── Information shown

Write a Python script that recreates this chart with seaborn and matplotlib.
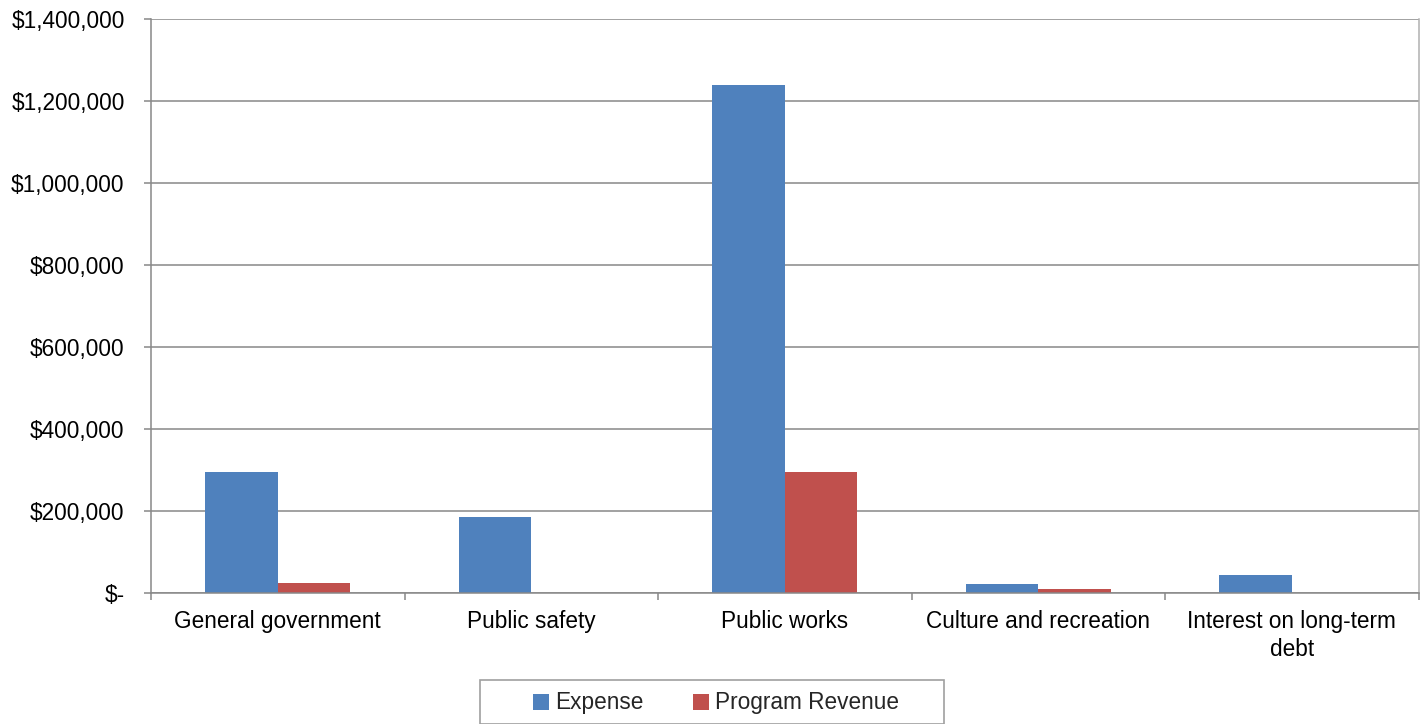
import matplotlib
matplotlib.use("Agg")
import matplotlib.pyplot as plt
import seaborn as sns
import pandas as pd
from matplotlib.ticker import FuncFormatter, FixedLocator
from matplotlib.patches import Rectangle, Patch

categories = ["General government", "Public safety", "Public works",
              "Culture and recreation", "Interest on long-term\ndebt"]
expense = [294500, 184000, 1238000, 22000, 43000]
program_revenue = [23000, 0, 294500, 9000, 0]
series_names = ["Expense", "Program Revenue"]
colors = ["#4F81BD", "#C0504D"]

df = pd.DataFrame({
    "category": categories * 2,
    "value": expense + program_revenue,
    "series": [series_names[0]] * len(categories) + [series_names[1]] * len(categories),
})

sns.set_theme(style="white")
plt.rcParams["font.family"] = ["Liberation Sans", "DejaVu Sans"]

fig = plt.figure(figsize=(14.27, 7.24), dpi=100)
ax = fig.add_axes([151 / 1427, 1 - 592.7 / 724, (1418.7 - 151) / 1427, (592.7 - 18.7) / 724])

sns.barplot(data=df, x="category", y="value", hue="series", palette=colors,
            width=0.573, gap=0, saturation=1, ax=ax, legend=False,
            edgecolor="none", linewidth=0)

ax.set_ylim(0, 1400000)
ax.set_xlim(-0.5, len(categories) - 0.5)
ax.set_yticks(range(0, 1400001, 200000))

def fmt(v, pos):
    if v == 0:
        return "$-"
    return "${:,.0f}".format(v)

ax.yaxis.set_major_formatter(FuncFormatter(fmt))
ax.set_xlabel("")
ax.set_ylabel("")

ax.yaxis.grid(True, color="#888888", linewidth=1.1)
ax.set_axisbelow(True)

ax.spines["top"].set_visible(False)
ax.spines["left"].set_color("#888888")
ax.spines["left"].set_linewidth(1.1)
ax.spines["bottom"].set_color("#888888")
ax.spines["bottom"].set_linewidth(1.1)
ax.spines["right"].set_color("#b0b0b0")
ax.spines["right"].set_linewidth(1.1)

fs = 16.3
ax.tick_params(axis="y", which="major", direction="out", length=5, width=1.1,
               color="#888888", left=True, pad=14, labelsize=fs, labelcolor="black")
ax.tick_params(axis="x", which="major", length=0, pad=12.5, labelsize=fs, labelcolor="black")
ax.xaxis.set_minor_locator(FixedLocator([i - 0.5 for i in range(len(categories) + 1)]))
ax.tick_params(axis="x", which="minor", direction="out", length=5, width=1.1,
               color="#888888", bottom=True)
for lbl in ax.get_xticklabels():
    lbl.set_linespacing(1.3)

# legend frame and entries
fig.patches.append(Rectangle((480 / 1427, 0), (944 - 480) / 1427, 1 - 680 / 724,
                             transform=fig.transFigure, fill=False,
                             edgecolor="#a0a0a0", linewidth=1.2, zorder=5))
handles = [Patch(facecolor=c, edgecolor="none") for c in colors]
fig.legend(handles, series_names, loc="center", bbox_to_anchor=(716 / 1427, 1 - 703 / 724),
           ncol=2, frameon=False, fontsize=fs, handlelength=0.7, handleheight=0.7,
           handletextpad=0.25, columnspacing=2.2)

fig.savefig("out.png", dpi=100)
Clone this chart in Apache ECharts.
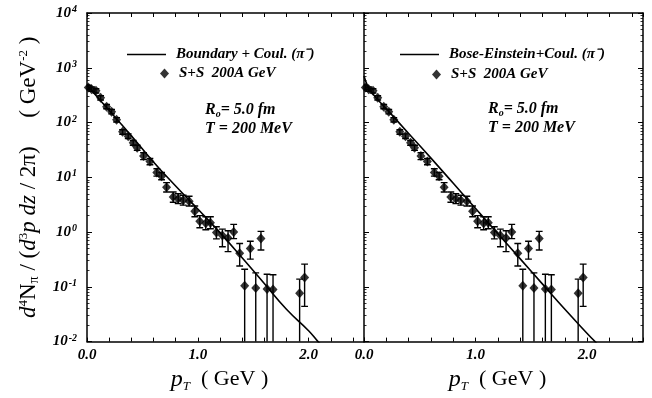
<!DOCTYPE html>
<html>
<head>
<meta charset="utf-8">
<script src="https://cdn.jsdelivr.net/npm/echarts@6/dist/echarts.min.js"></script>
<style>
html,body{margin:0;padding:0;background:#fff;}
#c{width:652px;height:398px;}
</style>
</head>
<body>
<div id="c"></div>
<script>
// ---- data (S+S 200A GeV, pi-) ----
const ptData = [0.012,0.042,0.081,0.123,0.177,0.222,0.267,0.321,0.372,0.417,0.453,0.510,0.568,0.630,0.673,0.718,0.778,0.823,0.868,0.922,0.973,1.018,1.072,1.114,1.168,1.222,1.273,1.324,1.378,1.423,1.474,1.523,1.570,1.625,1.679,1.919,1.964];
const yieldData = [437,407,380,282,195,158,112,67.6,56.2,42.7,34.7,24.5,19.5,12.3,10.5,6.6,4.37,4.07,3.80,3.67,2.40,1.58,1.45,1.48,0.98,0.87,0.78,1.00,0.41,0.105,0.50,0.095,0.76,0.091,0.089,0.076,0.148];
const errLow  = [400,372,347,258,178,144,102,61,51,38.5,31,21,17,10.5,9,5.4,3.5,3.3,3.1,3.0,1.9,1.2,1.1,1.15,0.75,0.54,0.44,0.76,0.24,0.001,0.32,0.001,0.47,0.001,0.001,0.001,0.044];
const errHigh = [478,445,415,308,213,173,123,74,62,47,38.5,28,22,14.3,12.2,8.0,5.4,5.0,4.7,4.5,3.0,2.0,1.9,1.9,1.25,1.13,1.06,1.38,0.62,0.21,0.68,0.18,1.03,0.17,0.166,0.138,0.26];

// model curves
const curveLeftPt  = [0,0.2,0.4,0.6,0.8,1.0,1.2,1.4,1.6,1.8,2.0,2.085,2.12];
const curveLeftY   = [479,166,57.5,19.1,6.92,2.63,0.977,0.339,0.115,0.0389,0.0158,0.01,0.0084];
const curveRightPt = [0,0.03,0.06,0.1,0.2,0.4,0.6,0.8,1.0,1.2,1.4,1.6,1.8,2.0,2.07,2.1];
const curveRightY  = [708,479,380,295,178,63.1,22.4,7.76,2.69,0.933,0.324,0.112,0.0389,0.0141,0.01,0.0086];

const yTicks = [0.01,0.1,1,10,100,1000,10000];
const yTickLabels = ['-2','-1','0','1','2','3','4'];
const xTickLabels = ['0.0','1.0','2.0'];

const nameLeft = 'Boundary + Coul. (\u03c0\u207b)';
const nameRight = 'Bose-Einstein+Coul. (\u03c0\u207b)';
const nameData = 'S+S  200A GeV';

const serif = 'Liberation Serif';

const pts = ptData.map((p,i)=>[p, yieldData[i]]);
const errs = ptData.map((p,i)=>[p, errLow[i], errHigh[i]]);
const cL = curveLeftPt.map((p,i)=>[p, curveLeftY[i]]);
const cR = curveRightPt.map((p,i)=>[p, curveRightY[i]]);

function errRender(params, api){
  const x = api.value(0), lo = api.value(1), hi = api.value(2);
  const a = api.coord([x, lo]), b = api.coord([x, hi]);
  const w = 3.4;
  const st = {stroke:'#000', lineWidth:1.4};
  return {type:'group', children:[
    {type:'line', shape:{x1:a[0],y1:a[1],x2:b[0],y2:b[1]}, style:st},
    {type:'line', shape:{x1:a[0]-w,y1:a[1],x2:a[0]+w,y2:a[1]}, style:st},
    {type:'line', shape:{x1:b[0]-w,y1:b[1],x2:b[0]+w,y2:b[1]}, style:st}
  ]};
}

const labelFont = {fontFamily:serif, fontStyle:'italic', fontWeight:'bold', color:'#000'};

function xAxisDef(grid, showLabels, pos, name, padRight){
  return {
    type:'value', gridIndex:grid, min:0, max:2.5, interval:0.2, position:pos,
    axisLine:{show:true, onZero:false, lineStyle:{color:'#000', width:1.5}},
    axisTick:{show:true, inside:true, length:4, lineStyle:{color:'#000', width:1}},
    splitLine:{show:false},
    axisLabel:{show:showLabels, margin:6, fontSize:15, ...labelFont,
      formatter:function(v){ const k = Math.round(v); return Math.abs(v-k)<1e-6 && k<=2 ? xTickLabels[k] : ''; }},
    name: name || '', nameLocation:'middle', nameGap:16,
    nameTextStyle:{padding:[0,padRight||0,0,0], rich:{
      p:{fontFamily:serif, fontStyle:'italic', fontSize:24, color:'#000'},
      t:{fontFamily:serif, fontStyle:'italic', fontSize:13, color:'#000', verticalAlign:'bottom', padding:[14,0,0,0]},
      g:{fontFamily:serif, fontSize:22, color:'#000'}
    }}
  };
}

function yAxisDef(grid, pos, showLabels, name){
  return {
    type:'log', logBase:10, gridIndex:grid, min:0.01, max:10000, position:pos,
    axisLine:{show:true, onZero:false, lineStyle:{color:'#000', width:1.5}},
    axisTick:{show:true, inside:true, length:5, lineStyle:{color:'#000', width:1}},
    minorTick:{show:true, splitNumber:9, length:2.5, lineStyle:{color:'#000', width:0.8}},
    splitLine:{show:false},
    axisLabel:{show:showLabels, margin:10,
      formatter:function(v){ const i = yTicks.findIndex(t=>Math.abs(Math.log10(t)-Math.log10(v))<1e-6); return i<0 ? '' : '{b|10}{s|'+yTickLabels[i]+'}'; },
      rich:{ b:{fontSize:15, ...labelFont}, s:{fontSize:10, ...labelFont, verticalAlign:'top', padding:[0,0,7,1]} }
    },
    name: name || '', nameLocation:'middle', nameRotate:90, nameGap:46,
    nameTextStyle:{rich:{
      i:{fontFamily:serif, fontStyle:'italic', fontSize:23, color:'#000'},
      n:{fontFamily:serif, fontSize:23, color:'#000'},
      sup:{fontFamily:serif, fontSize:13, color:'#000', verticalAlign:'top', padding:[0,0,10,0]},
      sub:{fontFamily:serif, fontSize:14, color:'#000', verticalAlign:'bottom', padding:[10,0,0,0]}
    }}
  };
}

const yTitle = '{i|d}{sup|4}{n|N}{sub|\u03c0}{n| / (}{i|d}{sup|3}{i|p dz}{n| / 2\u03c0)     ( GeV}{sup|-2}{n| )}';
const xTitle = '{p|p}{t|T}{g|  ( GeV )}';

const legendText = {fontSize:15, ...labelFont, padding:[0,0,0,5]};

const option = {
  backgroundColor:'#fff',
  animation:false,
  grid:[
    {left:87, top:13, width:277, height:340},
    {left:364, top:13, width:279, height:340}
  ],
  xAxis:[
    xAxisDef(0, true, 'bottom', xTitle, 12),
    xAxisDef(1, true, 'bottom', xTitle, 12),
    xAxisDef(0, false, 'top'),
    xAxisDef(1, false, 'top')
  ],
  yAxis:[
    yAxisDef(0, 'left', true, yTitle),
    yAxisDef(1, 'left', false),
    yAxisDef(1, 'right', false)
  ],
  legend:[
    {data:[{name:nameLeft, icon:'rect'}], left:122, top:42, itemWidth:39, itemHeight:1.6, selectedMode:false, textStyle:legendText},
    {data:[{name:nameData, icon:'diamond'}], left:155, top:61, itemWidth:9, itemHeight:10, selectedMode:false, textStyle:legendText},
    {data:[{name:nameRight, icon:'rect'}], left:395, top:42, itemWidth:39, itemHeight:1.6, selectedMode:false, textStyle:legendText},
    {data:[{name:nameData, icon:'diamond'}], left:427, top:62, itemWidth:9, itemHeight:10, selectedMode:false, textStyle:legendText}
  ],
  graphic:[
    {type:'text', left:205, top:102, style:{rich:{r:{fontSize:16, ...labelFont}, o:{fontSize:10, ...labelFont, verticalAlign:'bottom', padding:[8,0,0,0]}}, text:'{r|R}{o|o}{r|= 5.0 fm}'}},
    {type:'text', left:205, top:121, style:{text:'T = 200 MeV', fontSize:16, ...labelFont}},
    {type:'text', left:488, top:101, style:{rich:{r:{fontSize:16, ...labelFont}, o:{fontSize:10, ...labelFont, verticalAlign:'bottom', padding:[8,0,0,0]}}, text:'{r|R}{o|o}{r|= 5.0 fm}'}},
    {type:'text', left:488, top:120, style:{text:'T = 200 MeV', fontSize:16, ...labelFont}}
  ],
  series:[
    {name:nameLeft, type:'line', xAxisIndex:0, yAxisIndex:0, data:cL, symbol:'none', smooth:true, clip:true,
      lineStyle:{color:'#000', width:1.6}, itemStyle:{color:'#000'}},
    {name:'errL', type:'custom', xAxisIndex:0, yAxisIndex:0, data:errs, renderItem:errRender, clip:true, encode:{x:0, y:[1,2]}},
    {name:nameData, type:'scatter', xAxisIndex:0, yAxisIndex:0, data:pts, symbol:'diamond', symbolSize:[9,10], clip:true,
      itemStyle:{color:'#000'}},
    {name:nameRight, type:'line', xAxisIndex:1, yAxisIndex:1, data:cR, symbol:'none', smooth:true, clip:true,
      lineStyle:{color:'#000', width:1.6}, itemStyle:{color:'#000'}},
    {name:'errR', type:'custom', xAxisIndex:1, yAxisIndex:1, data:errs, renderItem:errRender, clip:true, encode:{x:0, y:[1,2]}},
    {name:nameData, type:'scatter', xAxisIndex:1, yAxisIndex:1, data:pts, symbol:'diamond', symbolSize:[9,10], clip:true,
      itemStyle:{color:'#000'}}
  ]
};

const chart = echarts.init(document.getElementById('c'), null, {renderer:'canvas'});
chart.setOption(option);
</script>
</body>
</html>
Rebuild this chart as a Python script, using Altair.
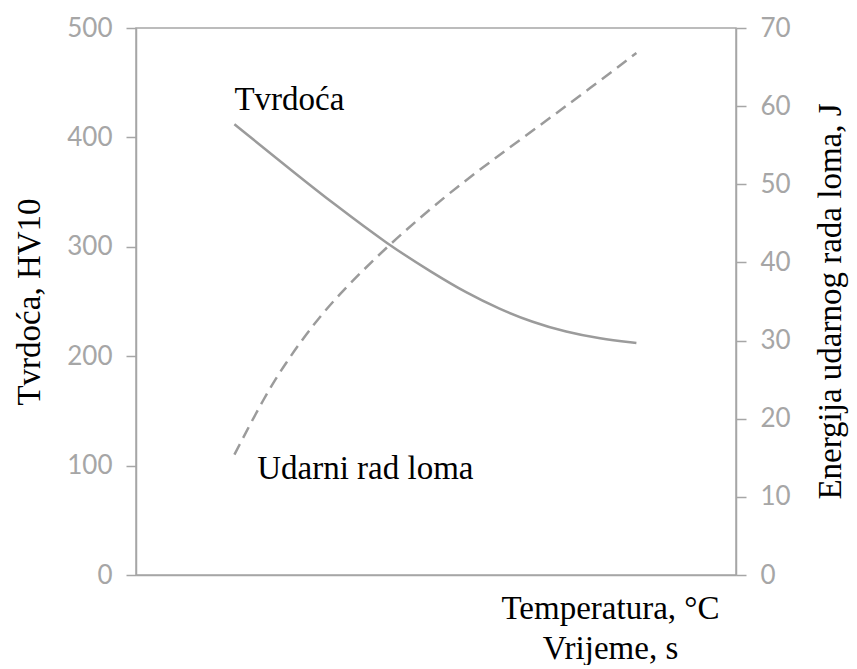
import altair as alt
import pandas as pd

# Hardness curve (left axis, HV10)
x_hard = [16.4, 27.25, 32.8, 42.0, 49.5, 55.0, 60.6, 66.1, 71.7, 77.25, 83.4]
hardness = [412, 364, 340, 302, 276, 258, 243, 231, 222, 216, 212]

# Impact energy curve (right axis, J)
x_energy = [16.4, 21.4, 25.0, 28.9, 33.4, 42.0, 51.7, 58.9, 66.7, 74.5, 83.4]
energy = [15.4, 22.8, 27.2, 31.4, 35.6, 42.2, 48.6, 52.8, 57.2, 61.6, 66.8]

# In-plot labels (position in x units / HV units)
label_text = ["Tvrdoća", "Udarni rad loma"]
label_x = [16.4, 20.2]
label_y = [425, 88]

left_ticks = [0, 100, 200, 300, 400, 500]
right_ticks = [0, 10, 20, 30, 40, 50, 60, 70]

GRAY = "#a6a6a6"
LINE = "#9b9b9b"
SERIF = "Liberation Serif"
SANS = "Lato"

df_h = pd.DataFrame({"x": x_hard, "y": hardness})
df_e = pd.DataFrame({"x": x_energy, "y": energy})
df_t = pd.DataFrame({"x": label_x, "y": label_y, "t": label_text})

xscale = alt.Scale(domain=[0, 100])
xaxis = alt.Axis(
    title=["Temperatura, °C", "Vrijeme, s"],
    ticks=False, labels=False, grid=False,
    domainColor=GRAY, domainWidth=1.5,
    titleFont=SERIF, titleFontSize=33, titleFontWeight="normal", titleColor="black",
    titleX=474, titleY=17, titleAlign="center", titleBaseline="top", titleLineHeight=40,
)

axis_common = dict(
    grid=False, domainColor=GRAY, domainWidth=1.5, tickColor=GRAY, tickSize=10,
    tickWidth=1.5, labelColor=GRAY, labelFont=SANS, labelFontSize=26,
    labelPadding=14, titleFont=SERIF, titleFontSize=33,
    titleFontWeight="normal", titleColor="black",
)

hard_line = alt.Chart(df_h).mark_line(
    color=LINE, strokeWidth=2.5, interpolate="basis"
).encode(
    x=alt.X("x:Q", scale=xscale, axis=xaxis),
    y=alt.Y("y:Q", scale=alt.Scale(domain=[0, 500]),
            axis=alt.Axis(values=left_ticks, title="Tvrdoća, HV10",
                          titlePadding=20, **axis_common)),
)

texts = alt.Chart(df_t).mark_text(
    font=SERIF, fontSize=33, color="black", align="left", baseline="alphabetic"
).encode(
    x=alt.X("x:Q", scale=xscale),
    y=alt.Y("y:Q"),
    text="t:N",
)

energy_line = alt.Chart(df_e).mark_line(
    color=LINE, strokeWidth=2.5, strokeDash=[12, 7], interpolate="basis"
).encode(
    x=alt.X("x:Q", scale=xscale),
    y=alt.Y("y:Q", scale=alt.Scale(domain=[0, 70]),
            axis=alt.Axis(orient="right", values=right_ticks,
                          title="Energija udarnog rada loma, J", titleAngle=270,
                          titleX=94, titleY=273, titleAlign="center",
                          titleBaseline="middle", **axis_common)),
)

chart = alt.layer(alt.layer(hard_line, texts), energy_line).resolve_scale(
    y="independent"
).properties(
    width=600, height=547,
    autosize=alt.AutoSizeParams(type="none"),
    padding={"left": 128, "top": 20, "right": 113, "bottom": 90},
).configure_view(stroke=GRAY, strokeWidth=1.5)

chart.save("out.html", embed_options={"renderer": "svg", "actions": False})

────

◆ **Exercise requirements**:
Take the lines from the start of the material to the line with "from matplotlib.patches import", both included, and transcribe them exactly without the pictures.

◆ **In response**:
Write a Python script that recreates this chart with seaborn and matplotlib.
import matplotlib
matplotlib.use("Agg")
import matplotlib.pyplot as plt
import seaborn as sns
import pandas as pd
from matplotlib.ticker import FuncFormatter, FixedLocator
from matplotlib.patches import Rectangle, Patch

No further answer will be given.